北京五輪開催誓約を守れ、当局にメディアの自由を要求=駐中国・外国人記者協会

2006/08/10
更新: 2006/08/10

【大紀元日本8月10日】駐中国の外国人記者協会(FCCC)は8月7日北京で声明文を発表した。中共当局は、北京オリンピック開催資格の条件付けとしての「メディアに完全な自由を与える」との当初の誓約は、オリンピックの開催まで後2年間しか残されていないにもかかわらず現状では実現されていないと指摘、当局に対し、メディアへの干渉、妨害の撤回を求め、北京オリンピックを招致する際に「中国にいる外国記者に自由な取材環境を提供する」との誓約宣言を守るよう要求した。

ドイツ系メディアによると、声明文では「オリンピックを招致する当初、中共政権は『メディアに完全な自由を与える』と保証したが、オリンピック開催まで後2年間しか残されていないにもかかわらず、この誓約は終始、空論となっている」と指摘。駐中国の外国記者とその助手らが、取材対象を、一旦環境汚染や、エイズ病問題、農民の集団暴動などの敏感な話題に触れると、すぐに中共の公安警察から干渉と妨害が入ると非難した。

この声明文が公表される前日、ドイツのシュトッツガルト紙記者マース氏は、湖北省宜昌市在住の人権擁護者・傅先財氏の息子・傅斌氏を取材する予定だった。しかし、現地政権の幹部は事前に傅斌氏を脅迫し、現地幹部が長江三峡の建設のために移住させられた人々への補償金を不正流用した事実を外国記者に漏洩しないよう強要し、守らなければ痛い目に遭わせると脅した。マース記者は現地入りした翌日に、傅先財氏の住んでいる村を訪れようとしたが、共産党幹部に止められ、村に入ることが出来なかった。村民たちも事前に公安警察から警告され、取材を受けることが禁止された。
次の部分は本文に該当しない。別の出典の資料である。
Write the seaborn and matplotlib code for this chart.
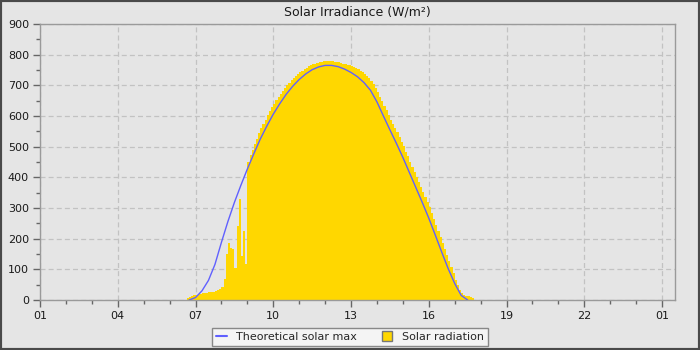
import numpy as np
import pandas as pd
import matplotlib
matplotlib.use("Agg")
import matplotlib.pyplot as plt
import seaborn as sns
from matplotlib.lines import Line2D
from matplotlib.patches import Rectangle
from matplotlib.ticker import MultipleLocator, FixedLocator

# ---------------- data ----------------
# Theoretical solar max, every 15 minutes starting 06:45
theo_start_hour = 6.75
theo_step_hours = 0.25
theo_max = [0, 8, 30, 64, 116, 188, 256, 318, 374, 427,
            477, 525, 567, 606, 640, 671, 697, 719, 737, 751,
            760, 765, 765, 761, 753, 742, 728, 709, 684, 646,
            600, 555, 511, 465, 416, 367, 318, 267, 212, 156,
            102, 54, 15, 0]

# Measured solar radiation, every 5 minutes starting 06:40
rad_start_hour = 6 + 40 / 60
rad_step_hours = 5 / 60
solar_rad = [5, 9, 12, 15,
             17, 19, 21, 22, 23, 24, 26, 27, 27, 28, 31, 36,
             42, 70, 150, 185, 170, 165, 105, 240, 330, 145, 225, 118,
             450, 472, 490, 509, 526, 543, 560, 574, 588, 602, 615, 628,
             640, 651, 662, 673, 682, 692, 701, 709, 716, 724, 730, 737,
             743, 748, 753, 758, 762, 765, 768, 771, 773, 775, 777, 778,
             779, 779, 779, 778, 777, 776, 775, 773, 771, 769, 767, 765,
             762, 759, 756, 752, 748, 743, 738, 731, 723, 714, 703, 690,
             677, 662, 648, 633, 618, 603, 588, 574, 561, 547, 532, 516,
             501, 484, 468, 451, 435, 418, 402, 386, 370, 353, 336, 319,
             302, 283, 264, 244, 225, 206, 186, 167, 147, 128, 108, 88,
             66, 48, 33, 24, 16, 14, 12, 9, 7]

x_tick_hours = [1, 4, 7, 10, 13, 16, 19, 22, 25]
x_tick_labels = ["01", "04", "07", "10", "13", "16", "19", "22", "01"]
y_ticks = [0, 100, 200, 300, 400, 500, 600, 700, 800, 900]

title = "Solar Irradiance (W/m²)"
series_names = ["Theoretical solar max", "Solar radiation"]

# ---------------- style ----------------
sns.set_theme(style="ticks")
plt.rcParams["font.family"] = ["DejaVu Sans"]

BG = "#e5e5e5"
GOLD = "#ffd700"
BLUE = "#6060ff"
SPINE = "#9a9a9a"

fig = plt.figure(figsize=(7, 3.5), dpi=100, facecolor=BG)
ax = fig.add_axes([40 / 700, 50 / 350, 635 / 700, 276 / 350])
ax.set_facecolor(BG)

theo_hours = theo_start_hour + np.arange(len(theo_max)) * theo_step_hours
rad_hours = rad_start_hour + np.arange(len(solar_rad)) * rad_step_hours
rad_end_hour = rad_start_hour + len(solar_rad) * rad_step_hours

df_rad = pd.DataFrame({"hour": rad_hours + rad_step_hours / 2, "rad": solar_rad})
df_theo = pd.DataFrame({"hour": theo_hours, "theo": theo_max})

sns.histplot(data=df_rad, x="hour", weights="rad", binwidth=rad_step_hours,
             binrange=(rad_start_hour, rad_end_hour), element="step",
             fill=True, color=GOLD, alpha=1, linewidth=0, ax=ax, zorder=2)
sns.lineplot(data=df_theo, x="hour", y="theo", color=BLUE, linewidth=1.0,
             ax=ax, zorder=3)

ax.set_xlim(1, 25.5)
ax.set_ylim(0, 900)
ax.set_xlabel("")
ax.set_ylabel("")

ax.xaxis.set_major_locator(FixedLocator(x_tick_hours))
ax.set_xticklabels(x_tick_labels)
ax.xaxis.set_minor_locator(MultipleLocator(1))
ax.yaxis.set_major_locator(FixedLocator(y_ticks))
ax.set_yticklabels([str(v) for v in y_ticks])
ax.yaxis.set_minor_locator(MultipleLocator(50))

ax.tick_params(which="major", length=5, width=1, color="#666666",
               labelsize=8, labelcolor="#1a1a1a", pad=3)
ax.tick_params(which="minor", length=3, width=1, color="#666666")

ax.grid(True, which="major", color="#c2c2c2", linestyle=(0, (4, 2.5)),
        linewidth=0.9)
ax.set_axisbelow(True)
for s in ax.spines.values():
    s.set_color(SPINE)
    s.set_linewidth(1)
    s.set_visible(True)

ax.set_title(title, fontsize=9, color="#1a1a1a", pad=6)

handles = [Line2D([], [], color=BLUE, lw=1.5),
           Line2D([], [], marker="s", ls="None", markerfacecolor=GOLD,
                  markeredgecolor="#777777", markersize=7)]
leg = fig.legend(handles, series_names, loc="center",
                 bbox_to_anchor=(0.5, 13 / 350), ncol=2, fontsize=8,
                 frameon=True, fancybox=False, edgecolor="#888888",
                 facecolor="#f4f4f4", framealpha=1, handlelength=1.0,
                 columnspacing=2.2, borderpad=0.35, handletextpad=0.8)
leg.get_frame().set_linewidth(1)

fig.patches.append(Rectangle((0, 0), 1, 1, transform=fig.transFigure,
                             fill=False, edgecolor="#4a4a4a", linewidth=3,
                             zorder=10))

fig.savefig("out.png", dpi=100, facecolor=fig.get_facecolor())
傅先財氏は6月初めに、ドイツのテレビ局の取材を受けた際、中共政権は同ダムを建設するために、130万人の住民を強制的に立ち退きした上、住民に約束した補償金は未払いになっていることを暴露した。後に同氏は、「正体不明な暴徒」に襲撃され、重い後遺症が残り、寝たきりになった。

外国人記者協会の内部統計によると、2004年以来、外国人記者が中国で取材を行なう際に当局から暴力を受けた事件は少なくとも72件発生、15カ国の記者が被害を受けたという。2005年10月、香港の「南華早報」紙とフランスの国際ラジオ放送局の記者は広州市大石村で、村民が現地の汚職幹部の免職を求める抗議活動を取材する際に、警官の目前で、「正体不明の暴徒」から暴力を受けた。

当局は、外国記者に対し、取材する前に、関連の政府部門から許可をもらうことを義務付けた。許可が下りない場合、調査や、情報収集などの取材活動を禁止するという。外国人記者は今回の声明文の中で、「このような審査は、オリンピック主催国が有するべき基準に反し、自由平等などのオリンピック精神に背いている」と非難した。

外国人記者よりもさらに状況が悲惨なのは、外国メディアに従事する中国人記者である。ニューヨークタイムズ紙の研究員・趙岩氏や、シンガポール紙「海峡時報」の記者・程翔氏などは、身の覚えのない罪を着せられ、刑務所に監禁されている。

現時点で、北京市で登録している外国人記者は40数カ国の200人あまりで、2008年のオリンピック期間中に、計2万人以上の外国記者が中国で取材活動を行う見込み。